Part of Carson House’s unique value is that it houses transgender men and women according to their gender identification, with private bedrooms and access to private bathrooms. But residents must be HIV-positive as well as homeless to qualify for Carson House.  

“There are a lot of transgender [homeless people] that aren’t,” Ewell says. “And that’s a gap here in SA.”

According to the National Center for Transgender Equality, one in five transgender individuals has been homeless at some point, and almost 30 percent say they have been turned away from a shelter. 

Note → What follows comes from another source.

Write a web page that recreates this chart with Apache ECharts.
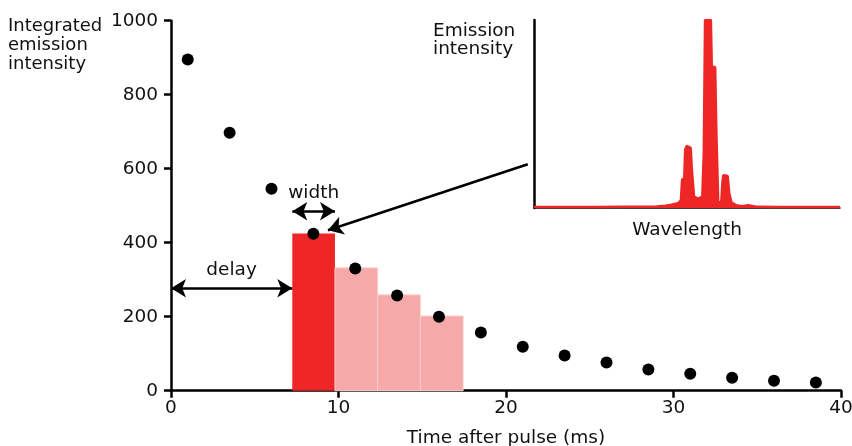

San Antonio’s homeless-services campus, Haven for Hope, has been criticized for its treatment of preoperative and transitioning transgender clients, who have reportedly been housed based on their anatomy or their official identification documents rather than their gender identity. But Haven says it no longer follows “a blanket policy,” but assesses and meets each individual’s needs on a case-by-case basis. 

“Since early 2013, Haven for Hope has adjusted services to meet the different needs of the transgender population,” Haven Director of External Relations Laura Calderon wrote in an email. 

According to Calderon, Haven will house transgender individuals in accordance with their gender identity, “unless accommodating them would jeopardize their safety.” This can include separate rooms when space allows. (There is currently at least one transgender client at Haven, but Calderon said the privacy-protection rules in HIPAA prevent them from saying where she or he is housed.) 

Calderon added that Haven also provides advocacy for clients who are looking for housing. “A transgender person may have difficulty securing housing when their identification documents do not reflect their physical appearance,” she wrote. “In these instances, Haven for Hope also advocates on behalf of the transgender person to help them secure housing.”

Still, so few beds, so much need. At Carson House the rain has stopped and the sun is already turning the puddles into steam. Time to clean the rooms and start the job search. 

“It’s one-of-a-kind for transitional housing,” Castillo says as we stand in the shade of the upstairs balcony. “So homey.”